* _Aim of the task_
Make an exact copy of all the entries, with the pictures left out.

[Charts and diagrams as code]

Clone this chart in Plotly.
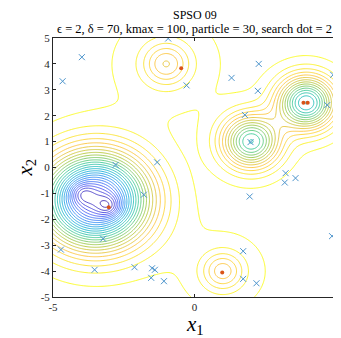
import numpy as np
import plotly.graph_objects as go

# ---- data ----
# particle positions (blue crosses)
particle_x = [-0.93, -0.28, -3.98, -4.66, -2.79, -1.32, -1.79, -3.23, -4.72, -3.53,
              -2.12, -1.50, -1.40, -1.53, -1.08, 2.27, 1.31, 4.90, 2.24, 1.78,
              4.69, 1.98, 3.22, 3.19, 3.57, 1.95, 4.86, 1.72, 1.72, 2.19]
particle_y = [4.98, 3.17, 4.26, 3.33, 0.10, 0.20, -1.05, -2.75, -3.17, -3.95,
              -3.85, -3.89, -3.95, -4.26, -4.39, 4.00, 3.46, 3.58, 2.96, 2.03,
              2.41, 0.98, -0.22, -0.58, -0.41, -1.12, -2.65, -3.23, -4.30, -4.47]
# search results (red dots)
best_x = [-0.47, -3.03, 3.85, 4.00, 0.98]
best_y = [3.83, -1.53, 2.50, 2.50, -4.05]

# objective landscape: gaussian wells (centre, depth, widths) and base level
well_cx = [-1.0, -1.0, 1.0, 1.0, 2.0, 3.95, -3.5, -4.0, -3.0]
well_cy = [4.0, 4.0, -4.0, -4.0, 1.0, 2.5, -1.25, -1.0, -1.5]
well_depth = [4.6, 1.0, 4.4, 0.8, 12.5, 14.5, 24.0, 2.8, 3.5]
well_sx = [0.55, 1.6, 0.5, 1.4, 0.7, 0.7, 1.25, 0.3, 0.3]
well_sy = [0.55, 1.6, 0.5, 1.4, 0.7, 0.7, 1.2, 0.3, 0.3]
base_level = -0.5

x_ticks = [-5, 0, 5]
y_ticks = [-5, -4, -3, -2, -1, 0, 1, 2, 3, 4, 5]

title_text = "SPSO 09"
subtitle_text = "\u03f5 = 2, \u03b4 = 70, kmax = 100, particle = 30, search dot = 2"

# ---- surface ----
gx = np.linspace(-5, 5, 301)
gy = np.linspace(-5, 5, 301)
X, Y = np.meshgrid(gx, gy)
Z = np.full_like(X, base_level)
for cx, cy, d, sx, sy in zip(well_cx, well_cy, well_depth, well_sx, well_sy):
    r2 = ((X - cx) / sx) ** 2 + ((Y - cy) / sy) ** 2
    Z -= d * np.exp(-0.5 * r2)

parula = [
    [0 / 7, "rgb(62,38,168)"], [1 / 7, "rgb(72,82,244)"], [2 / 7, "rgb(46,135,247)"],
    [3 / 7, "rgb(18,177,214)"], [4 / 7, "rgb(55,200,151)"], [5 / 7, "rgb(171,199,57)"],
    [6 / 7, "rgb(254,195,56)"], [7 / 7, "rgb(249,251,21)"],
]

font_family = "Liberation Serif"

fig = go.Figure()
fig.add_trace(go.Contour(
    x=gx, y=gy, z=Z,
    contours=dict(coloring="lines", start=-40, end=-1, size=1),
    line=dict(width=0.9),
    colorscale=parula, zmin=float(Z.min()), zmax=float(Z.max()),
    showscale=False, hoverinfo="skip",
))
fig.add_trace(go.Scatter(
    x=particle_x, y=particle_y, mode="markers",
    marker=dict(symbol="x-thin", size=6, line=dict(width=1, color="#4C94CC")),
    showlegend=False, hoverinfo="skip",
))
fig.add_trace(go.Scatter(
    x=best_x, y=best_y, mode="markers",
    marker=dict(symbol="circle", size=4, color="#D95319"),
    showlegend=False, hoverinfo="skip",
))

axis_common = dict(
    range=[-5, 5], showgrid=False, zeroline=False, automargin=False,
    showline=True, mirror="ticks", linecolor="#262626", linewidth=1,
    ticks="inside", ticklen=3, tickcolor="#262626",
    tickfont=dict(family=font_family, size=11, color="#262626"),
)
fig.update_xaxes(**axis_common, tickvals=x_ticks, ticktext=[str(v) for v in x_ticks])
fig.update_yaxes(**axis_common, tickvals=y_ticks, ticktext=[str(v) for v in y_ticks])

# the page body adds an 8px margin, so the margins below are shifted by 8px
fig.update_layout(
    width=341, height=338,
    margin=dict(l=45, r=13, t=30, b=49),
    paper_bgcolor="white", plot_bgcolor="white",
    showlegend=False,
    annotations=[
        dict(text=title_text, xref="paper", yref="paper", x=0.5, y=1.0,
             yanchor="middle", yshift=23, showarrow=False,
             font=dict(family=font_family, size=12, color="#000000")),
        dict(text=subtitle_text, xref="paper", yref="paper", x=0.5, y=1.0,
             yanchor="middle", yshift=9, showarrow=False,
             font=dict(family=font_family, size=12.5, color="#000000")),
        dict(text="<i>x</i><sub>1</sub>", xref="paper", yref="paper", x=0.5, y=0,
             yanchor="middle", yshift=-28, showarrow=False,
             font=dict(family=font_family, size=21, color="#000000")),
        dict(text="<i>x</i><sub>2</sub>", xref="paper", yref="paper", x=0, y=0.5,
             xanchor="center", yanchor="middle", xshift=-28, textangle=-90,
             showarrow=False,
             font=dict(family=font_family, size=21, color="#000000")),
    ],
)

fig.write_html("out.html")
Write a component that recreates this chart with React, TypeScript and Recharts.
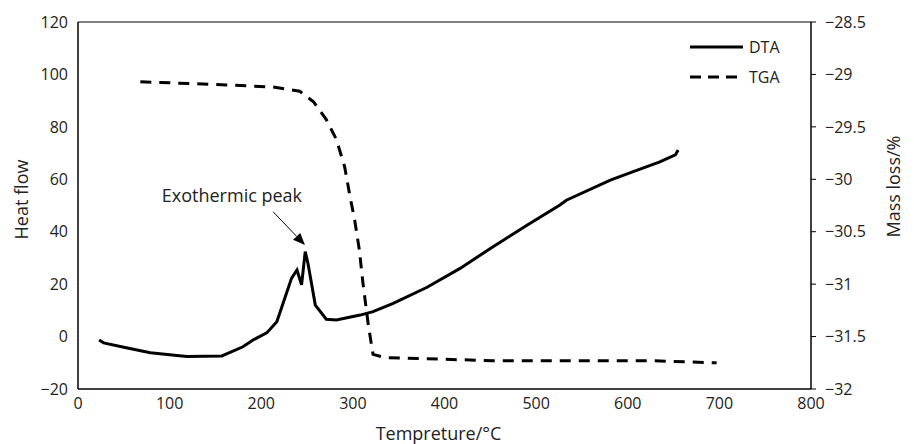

* _Answer to this task_
Clone this chart in Plotly.
import numpy as np
import plotly.graph_objects as go

# ---- data ----
# particle positions (blue crosses)
particle_x = [-0.93, -0.28, -3.98, -4.66, -2.79, -1.32, -1.79, -3.23, -4.72, -3.53,
              -2.12, -1.50, -1.40, -1.53, -1.08, 2.27, 1.31, 4.90, 2.24, 1.78,
              4.69, 1.98, 3.22, 3.19, 3.57, 1.95, 4.86, 1.72, 1.72, 2.19]
particle_y = [4.98, 3.17, 4.26, 3.33, 0.10, 0.20, -1.05, -2.75, -3.17, -3.95,
              -3.85, -3.89, -3.95, -4.26, -4.39, 4.00, 3.46, 3.58, 2.96, 2.03,
              2.41, 0.98, -0.22, -0.58, -0.41, -1.12, -2.65, -3.23, -4.30, -4.47]
# search results (red dots)
best_x = [-0.47, -3.03, 3.85, 4.00, 0.98]
best_y = [3.83, -1.53, 2.50, 2.50, -4.05]

# objective landscape: gaussian wells (centre, depth, widths) and base level
well_cx = [-1.0, -1.0, 1.0, 1.0, 2.0, 3.95, -3.5, -4.0, -3.0]
well_cy = [4.0, 4.0, -4.0, -4.0, 1.0, 2.5, -1.25, -1.0, -1.5]
well_depth = [4.6, 1.0, 4.4, 0.8, 12.5, 14.5, 24.0, 2.8, 3.5]
well_sx = [0.55, 1.6, 0.5, 1.4, 0.7, 0.7, 1.25, 0.3, 0.3]
well_sy = [0.55, 1.6, 0.5, 1.4, 0.7, 0.7, 1.2, 0.3, 0.3]
base_level = -0.5

x_ticks = [-5, 0, 5]
y_ticks = [-5, -4, -3, -2, -1, 0, 1, 2, 3, 4, 5]

title_text = "SPSO 09"
subtitle_text = "\u03f5 = 2, \u03b4 = 70, kmax = 100, particle = 30, search dot = 2"

# ---- surface ----
gx = np.linspace(-5, 5, 301)
gy = np.linspace(-5, 5, 301)
X, Y = np.meshgrid(gx, gy)
Z = np.full_like(X, base_level)
for cx, cy, d, sx, sy in zip(well_cx, well_cy, well_depth, well_sx, well_sy):
    r2 = ((X - cx) / sx) ** 2 + ((Y - cy) / sy) ** 2
    Z -= d * np.exp(-0.5 * r2)

parula = [
    [0 / 7, "rgb(62,38,168)"], [1 / 7, "rgb(72,82,244)"], [2 / 7, "rgb(46,135,247)"],
    [3 / 7, "rgb(18,177,214)"], [4 / 7, "rgb(55,200,151)"], [5 / 7, "rgb(171,199,57)"],
    [6 / 7, "rgb(254,195,56)"], [7 / 7, "rgb(249,251,21)"],
]

font_family = "Liberation Serif"

fig = go.Figure()
fig.add_trace(go.Contour(
    x=gx, y=gy, z=Z,
    contours=dict(coloring="lines", start=-40, end=-1, size=1),
    line=dict(width=0.9),
    colorscale=parula, zmin=float(Z.min()), zmax=float(Z.max()),
    showscale=False, hoverinfo="skip",
))
fig.add_trace(go.Scatter(
    x=particle_x, y=particle_y, mode="markers",
    marker=dict(symbol="x-thin", size=6, line=dict(width=1, color="#4C94CC")),
    showlegend=False, hoverinfo="skip",
))
fig.add_trace(go.Scatter(
    x=best_x, y=best_y, mode="markers",
    marker=dict(symbol="circle", size=4, color="#D95319"),
    showlegend=False, hoverinfo="skip",
))

axis_common = dict(
    range=[-5, 5], showgrid=False, zeroline=False, automargin=False,
    showline=True, mirror="ticks", linecolor="#262626", linewidth=1,
    ticks="inside", ticklen=3, tickcolor="#262626",
    tickfont=dict(family=font_family, size=11, color="#262626"),
)
fig.update_xaxes(**axis_common, tickvals=x_ticks, ticktext=[str(v) for v in x_ticks])
fig.update_yaxes(**axis_common, tickvals=y_ticks, ticktext=[str(v) for v in y_ticks])

# the page body adds an 8px margin, so the margins below are shifted by 8px
fig.update_layout(
    width=341, height=338,
    margin=dict(l=45, r=13, t=30, b=49),
    paper_bgcolor="white", plot_bgcolor="white",
    showlegend=False,
    annotations=[
        dict(text=title_text, xref="paper", yref="paper", x=0.5, y=1.0,
             yanchor="middle", yshift=23, showarrow=False,
             font=dict(family=font_family, size=12, color="#000000")),
        dict(text=subtitle_text, xref="paper", yref="paper", x=0.5, y=1.0,
             yanchor="middle", yshift=9, showarrow=False,
             font=dict(family=font_family, size=12.5, color="#000000")),
        dict(text="<i>x</i><sub>1</sub>", xref="paper", yref="paper", x=0.5, y=0,
             yanchor="middle", yshift=-28, showarrow=False,
             font=dict(family=font_family, size=21, color="#000000")),
        dict(text="<i>x</i><sub>2</sub>", xref="paper", yref="paper", x=0, y=0.5,
             xanchor="center", yanchor="middle", xshift=-28, textangle=-90,
             showarrow=False,
             font=dict(family=font_family, size=21, color="#000000")),
    ],
)

fig.write_html("out.html")
Write a component that recreates this chart with React, TypeScript and Recharts.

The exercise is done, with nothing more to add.